____ Recorded data

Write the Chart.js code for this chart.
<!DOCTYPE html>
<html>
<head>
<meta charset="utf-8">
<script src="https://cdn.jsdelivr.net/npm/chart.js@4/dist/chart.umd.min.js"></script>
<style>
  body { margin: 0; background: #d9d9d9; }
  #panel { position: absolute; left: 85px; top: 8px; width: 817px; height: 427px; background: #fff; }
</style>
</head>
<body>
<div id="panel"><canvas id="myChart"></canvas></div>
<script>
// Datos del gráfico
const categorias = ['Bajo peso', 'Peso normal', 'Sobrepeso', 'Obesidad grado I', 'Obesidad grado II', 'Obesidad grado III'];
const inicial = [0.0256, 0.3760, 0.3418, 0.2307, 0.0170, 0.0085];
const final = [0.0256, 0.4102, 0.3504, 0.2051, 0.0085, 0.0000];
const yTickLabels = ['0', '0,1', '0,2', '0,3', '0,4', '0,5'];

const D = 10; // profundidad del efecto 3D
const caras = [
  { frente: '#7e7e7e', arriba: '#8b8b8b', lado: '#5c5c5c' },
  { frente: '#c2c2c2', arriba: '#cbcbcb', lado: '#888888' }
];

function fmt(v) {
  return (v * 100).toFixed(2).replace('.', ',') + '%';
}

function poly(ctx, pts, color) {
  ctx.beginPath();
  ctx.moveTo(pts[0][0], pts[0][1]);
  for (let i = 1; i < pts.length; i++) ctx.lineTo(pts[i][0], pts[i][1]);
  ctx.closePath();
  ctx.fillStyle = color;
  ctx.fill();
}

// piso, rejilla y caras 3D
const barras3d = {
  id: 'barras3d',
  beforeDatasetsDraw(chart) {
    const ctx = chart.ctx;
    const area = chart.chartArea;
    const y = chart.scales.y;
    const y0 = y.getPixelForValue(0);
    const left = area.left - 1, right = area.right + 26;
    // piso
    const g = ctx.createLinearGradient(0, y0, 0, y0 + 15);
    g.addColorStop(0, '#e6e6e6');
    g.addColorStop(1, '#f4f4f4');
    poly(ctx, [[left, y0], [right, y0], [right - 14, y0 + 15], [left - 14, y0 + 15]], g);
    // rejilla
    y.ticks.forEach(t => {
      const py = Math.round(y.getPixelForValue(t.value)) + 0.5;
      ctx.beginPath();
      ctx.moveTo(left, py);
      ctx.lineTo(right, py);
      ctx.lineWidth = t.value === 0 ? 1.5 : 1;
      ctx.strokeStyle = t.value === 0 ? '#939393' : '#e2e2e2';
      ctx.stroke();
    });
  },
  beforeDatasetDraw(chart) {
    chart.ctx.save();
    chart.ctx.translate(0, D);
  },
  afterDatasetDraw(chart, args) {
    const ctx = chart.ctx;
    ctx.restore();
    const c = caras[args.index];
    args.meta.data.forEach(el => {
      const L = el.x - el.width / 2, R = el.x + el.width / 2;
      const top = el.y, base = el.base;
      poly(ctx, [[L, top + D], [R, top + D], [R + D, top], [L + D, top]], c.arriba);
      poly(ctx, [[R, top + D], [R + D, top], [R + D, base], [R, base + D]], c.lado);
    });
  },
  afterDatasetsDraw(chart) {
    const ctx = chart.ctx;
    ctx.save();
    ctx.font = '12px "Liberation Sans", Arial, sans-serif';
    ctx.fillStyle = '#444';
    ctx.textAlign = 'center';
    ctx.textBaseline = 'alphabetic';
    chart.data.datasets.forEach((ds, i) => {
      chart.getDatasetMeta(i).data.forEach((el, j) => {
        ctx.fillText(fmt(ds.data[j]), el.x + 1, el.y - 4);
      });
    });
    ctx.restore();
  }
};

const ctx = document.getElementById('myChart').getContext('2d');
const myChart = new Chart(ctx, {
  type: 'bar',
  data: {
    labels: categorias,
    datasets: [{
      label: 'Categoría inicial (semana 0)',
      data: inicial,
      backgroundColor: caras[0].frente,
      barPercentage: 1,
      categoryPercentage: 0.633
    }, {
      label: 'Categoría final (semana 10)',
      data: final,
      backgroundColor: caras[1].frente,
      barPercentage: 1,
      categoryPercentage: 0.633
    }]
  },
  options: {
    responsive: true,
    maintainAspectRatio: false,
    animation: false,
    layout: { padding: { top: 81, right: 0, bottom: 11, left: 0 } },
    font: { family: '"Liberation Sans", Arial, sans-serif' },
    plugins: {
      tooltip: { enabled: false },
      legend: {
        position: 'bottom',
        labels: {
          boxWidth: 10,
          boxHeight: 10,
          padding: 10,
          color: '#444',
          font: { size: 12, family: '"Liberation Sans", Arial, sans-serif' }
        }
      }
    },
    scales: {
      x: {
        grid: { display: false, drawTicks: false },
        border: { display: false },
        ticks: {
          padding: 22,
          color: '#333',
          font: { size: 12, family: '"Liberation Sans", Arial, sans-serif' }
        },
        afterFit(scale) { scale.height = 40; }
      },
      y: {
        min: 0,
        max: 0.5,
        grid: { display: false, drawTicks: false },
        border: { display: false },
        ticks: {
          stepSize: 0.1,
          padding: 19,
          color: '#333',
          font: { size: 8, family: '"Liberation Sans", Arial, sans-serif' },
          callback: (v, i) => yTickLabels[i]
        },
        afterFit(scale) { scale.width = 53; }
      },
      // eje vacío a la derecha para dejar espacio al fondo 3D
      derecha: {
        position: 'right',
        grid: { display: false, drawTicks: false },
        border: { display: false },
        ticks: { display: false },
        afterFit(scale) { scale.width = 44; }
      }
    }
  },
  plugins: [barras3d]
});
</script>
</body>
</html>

________

**Written instruction**
Extract all of the data shown above without alteration.

**The result**
Write the Chart.js code for this chart.
<!DOCTYPE html>
<html>
<head>
<meta charset="utf-8">
<script src="https://cdn.jsdelivr.net/npm/chart.js@4/dist/chart.umd.min.js"></script>
<style>
  body { margin: 0; background: #d9d9d9; }
  #panel { position: absolute; left: 85px; top: 8px; width: 817px; height: 427px; background: #fff; }
</style>
</head>
<body>
<div id="panel"><canvas id="myChart"></canvas></div>
<script>
// Datos del gráfico
const categorias = ['Bajo peso', 'Peso normal', 'Sobrepeso', 'Obesidad grado I', 'Obesidad grado II', 'Obesidad grado III'];
const inicial = [0.0256, 0.3760, 0.3418, 0.2307, 0.0170, 0.0085];
const final = [0.0256, 0.4102, 0.3504, 0.2051, 0.0085, 0.0000];
const yTickLabels = ['0', '0,1', '0,2', '0,3', '0,4', '0,5'];

const D = 10; // profundidad del efecto 3D
const caras = [
  { frente: '#7e7e7e', arriba: '#8b8b8b', lado: '#5c5c5c' },
  { frente: '#c2c2c2', arriba: '#cbcbcb', lado: '#888888' }
];

function fmt(v) {
  return (v * 100).toFixed(2).replace('.', ',') + '%';
}

function poly(ctx, pts, color) {
  ctx.beginPath();
  ctx.moveTo(pts[0][0], pts[0][1]);
  for (let i = 1; i < pts.length; i++) ctx.lineTo(pts[i][0], pts[i][1]);
  ctx.closePath();
  ctx.fillStyle = color;
  ctx.fill();
}

// piso, rejilla y caras 3D
const barras3d = {
  id: 'barras3d',
  beforeDatasetsDraw(chart) {
    const ctx = chart.ctx;
    const area = chart.chartArea;
    const y = chart.scales.y;
    const y0 = y.getPixelForValue(0);
    const left = area.left - 1, right = area.right + 26;
    // piso
    const g = ctx.createLinearGradient(0, y0, 0, y0 + 15);
    g.addColorStop(0, '#e6e6e6');
    g.addColorStop(1, '#f4f4f4');
    poly(ctx, [[left, y0], [right, y0], [right - 14, y0 + 15], [left - 14, y0 + 15]], g);
    // rejilla
    y.ticks.forEach(t => {
      const py = Math.round(y.getPixelForValue(t.value)) + 0.5;
      ctx.beginPath();
      ctx.moveTo(left, py);
      ctx.lineTo(right, py);
      ctx.lineWidth = t.value === 0 ? 1.5 : 1;
      ctx.strokeStyle = t.value === 0 ? '#939393' : '#e2e2e2';
      ctx.stroke();
    });
  },
  beforeDatasetDraw(chart) {
    chart.ctx.save();
    chart.ctx.translate(0, D);
  },
  afterDatasetDraw(chart, args) {
    const ctx = chart.ctx;
    ctx.restore();
    const c = caras[args.index];
    args.meta.data.forEach(el => {
      const L = el.x - el.width / 2, R = el.x + el.width / 2;
      const top = el.y, base = el.base;
      poly(ctx, [[L, top + D], [R, top + D], [R + D, top], [L + D, top]], c.arriba);
      poly(ctx, [[R, top + D], [R + D, top], [R + D, base], [R, base + D]], c.lado);
    });
  },
  afterDatasetsDraw(chart) {
    const ctx = chart.ctx;
    ctx.save();
    ctx.font = '12px "Liberation Sans", Arial, sans-serif';
    ctx.fillStyle = '#444';
    ctx.textAlign = 'center';
    ctx.textBaseline = 'alphabetic';
    chart.data.datasets.forEach((ds, i) => {
      chart.getDatasetMeta(i).data.forEach((el, j) => {
        ctx.fillText(fmt(ds.data[j]), el.x + 1, el.y - 4);
      });
    });
    ctx.restore();
  }
};

const ctx = document.getElementById('myChart').getContext('2d');
const myChart = new Chart(ctx, {
  type: 'bar',
  data: {
    labels: categorias,
    datasets: [{
      label: 'Categoría inicial (semana 0)',
      data: inicial,
      backgroundColor: caras[0].frente,
      barPercentage: 1,
      categoryPercentage: 0.633
    }, {
      label: 'Categoría final (semana 10)',
      data: final,
      backgroundColor: caras[1].frente,
      barPercentage: 1,
      categoryPercentage: 0.633
    }]
  },
  options: {
    responsive: true,
    maintainAspectRatio: false,
    animation: false,
    layout: { padding: { top: 81, right: 0, bottom: 11, left: 0 } },
    font: { family: '"Liberation Sans", Arial, sans-serif' },
    plugins: {
      tooltip: { enabled: false },
      legend: {
        position: 'bottom',
        labels: {
          boxWidth: 10,
          boxHeight: 10,
          padding: 10,
          color: '#444',
          font: { size: 12, family: '"Liberation Sans", Arial, sans-serif' }
        }
      }
    },
    scales: {
      x: {
        grid: { display: false, drawTicks: false },
        border: { display: false },
        ticks: {
          padding: 22,
          color: '#333',
          font: { size: 12, family: '"Liberation Sans", Arial, sans-serif' }
        },
        afterFit(scale) { scale.height = 40; }
      },
      y: {
        min: 0,
        max: 0.5,
        grid: { display: false, drawTicks: false },
        border: { display: false },
        ticks: {
          stepSize: 0.1,
          padding: 19,
          color: '#333',
          font: { size: 8, family: '"Liberation Sans", Arial, sans-serif' },
          callback: (v, i) => yTickLabels[i]
        },
        afterFit(scale) { scale.width = 53; }
      },
      // eje vacío a la derecha para dejar espacio al fondo 3D
      derecha: {
        position: 'right',
        grid: { display: false, drawTicks: false },
        border: { display: false },
        ticks: { display: false },
        afterFit(scale) { scale.width = 44; }
      }
    }
  },
  plugins: [barras3d]
});
</script>
</body>
</html>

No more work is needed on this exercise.